Days after the U.S. Department of the Treasury made it a requirement for companies receiving assets from the Troubled Asset Relief Program (TARP) to define and make public a company-wide policy on expenditures (including entertainment, holiday parties, conferences and events), a coalition of meeting, event and incentive travel organizations released a set of guidelines for those companies to adopt.
“We are hopeful that … by having these guidelines developed by people who understand our business, this [will be] a better approach than not responding and having somebody in the government or someone who is not in our industry develop them,” says Christine Duffy, CEO of Maritz Travel and one of the coalition’s leaders. “We also believe companies that have nothing to do with receiving TARP money … may take this and say to their people: ‘We ought to practice this, too. This will be a conservative, safe approach.'”
Jonathan T. Howe of Howe & Hutton Ltd. says the Treasury Department’s requirements will have far-reaching repercussions. The companies affected won’t just be large banks and insurance companies, he says. Local savings and loans, independent banks and credit unions are going to have TARP money thrust upon them, too.
“[The] Treasury Department is saying, ‘You’ve got to have this money, because we want you to start spending more, investing more and lending more,'” Howe explains. “There [also] is the possibility that anyone who enters into a government contract as a supplier, whether they’re providing toilet paper for the TSA or jet aircraft for the military — that government procurement may also begin to require adherence to these particular directives from the Treasury. This is one of the ways the government forces compliance with its regulations, even though the industry may in and of itself not legally be required to do so.”
The coalition’s “Model Board Policy for Approval of Meetings, Events and Incentive/Recognition Travel” is based on existing best practices, and designed to ensure transparency and accountability. Aside from requiring that compliant companies subject their policies and procedures to an independent audit and have CEOs certify to the board annually that the guidelines are being followed, the model policy has provisions to limit the annual expenditure on meetings, events and incentive/recognition travel to 15 percent of the company’s total sales and marketing spend. This also will require that at least 90 percent of the attendance at incentive programs be staff other than senior executives, as defined by applicable Treasury Department guidelines. In addition, the model policy requires that a business plan, outlining the specific business purpose and metrics proving return on investment, be submitted to justify any conference or event projected to cost more than $75,000.

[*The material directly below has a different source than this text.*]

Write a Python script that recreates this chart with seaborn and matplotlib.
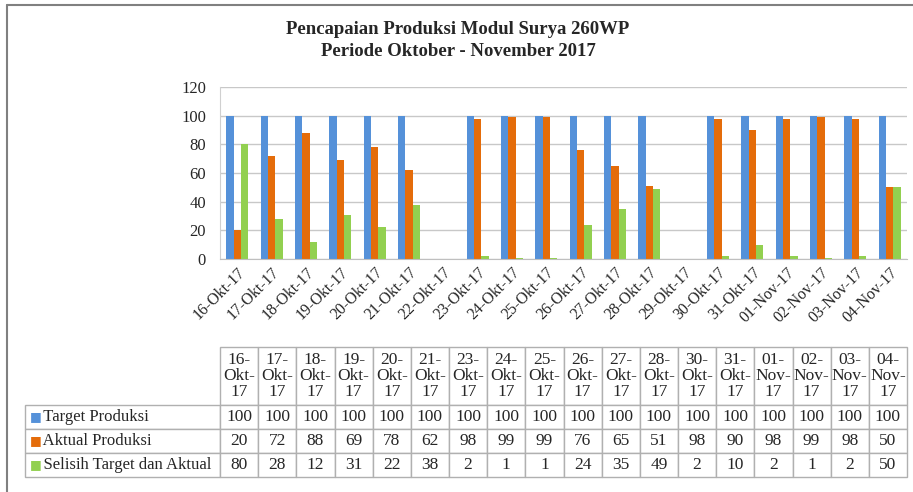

Duffy feels that the meetings industry ultimately will benefit from the scrutiny it’s undergoing now. She takes inspiration from the pharmaceutical industry, which underwent intense scrutiny for how it conducted its meetings and events in the early 1990s, and how it emerged with extremely transparent policies and procedures. “While that sector took a lot of heat, they made some changes, and they still spend the same amount of money on those events [now] as they did back in those days,” Duffy says. “I think that’s really the important message. We have to [ask], ‘How do we make sure that we respond in a way that doesn’t turn this into a Sarbanes-Oxley to the point where the CFO and CEO say, ‘[Meetings] are not worth it.'”
Going forward, the big onus will be on meeting professionals within the organizations to prove the value of meetings and events, and to make sure they adhere to the guidelines and communicate that information to the company’s CEO. “Some companies spend $50-$100 million a year on this category; it is not a simple turn on a switch to ensure that the CEO will be able to report to the board of directors with assurance that they are following these guidelines,” Duffy says. “This is a place where [industry organizations] can work together and really provide people … with tools, suggestions and best practices [to] follow.”
A copy of the model policy, definitions of legitimate business purposes and corporate standards talking points are on the MPI Web site.